I’ve ate so much beans and rice lately that I’m starting to go crazy. I wanted something different for dinner, and went through my cookbooks looking for something I could make with the few ingredients I actually have on hand right now. In Sarah Kramer’s La Dolce Vegan, there is a recipe for basic instant gluten, which is like a super-easy seitan. The only two ingredients are equal parts vital wheat gluten and water. You then take the resulting dough and use for one of her mock meats (such as sausage, fish, ham, etc).

I was pretty suspicious at first because the dough was pretty watery. Also, it looked like such a small amount given the recipe says it makes enough for “2 large or 4 small servings.”
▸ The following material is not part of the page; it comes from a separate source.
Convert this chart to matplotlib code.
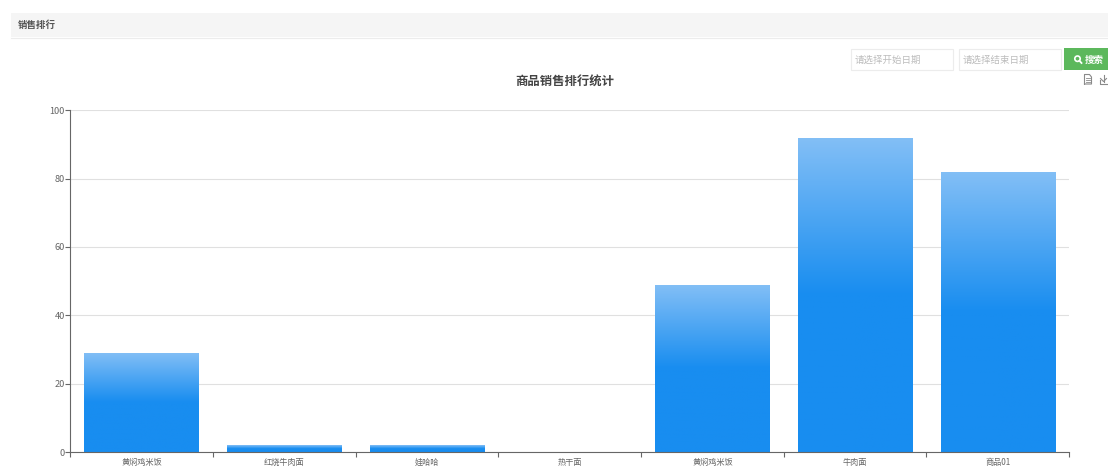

The faux chicken broth looked pretty good, so I put the ingredients together. Although the seitan dough is super simple, it is the broths that make these recipes. The chicken recipe was a combo of herbs like sage, thyme, and celery seed with some other ingredients. I actually tasted the broth before adding the seitan, and was impressed with how tasty it was considering its simplicity.

It took about an hour to cook. Unlike other seitan I make, you cook this until the dough absorbs all the liquid. I shouldn’t have been worried that it wouldn’t make enough for 2 servings – the seitan absorbed the liquid and expanded considerably.

Best of all, it was really good. The recipe suggests baking it for 30 minutes to give it a chewier texture, but I didn’t feel like turning the oven on, so just ate it as is. I cooked some quinoa with peas, capers, nutritional yeast, rosemary, and balsamic vinegar to go with it.

So thumbs up to Sarah Kramer’s recipe. Next I’m going to try the faux ham recipe.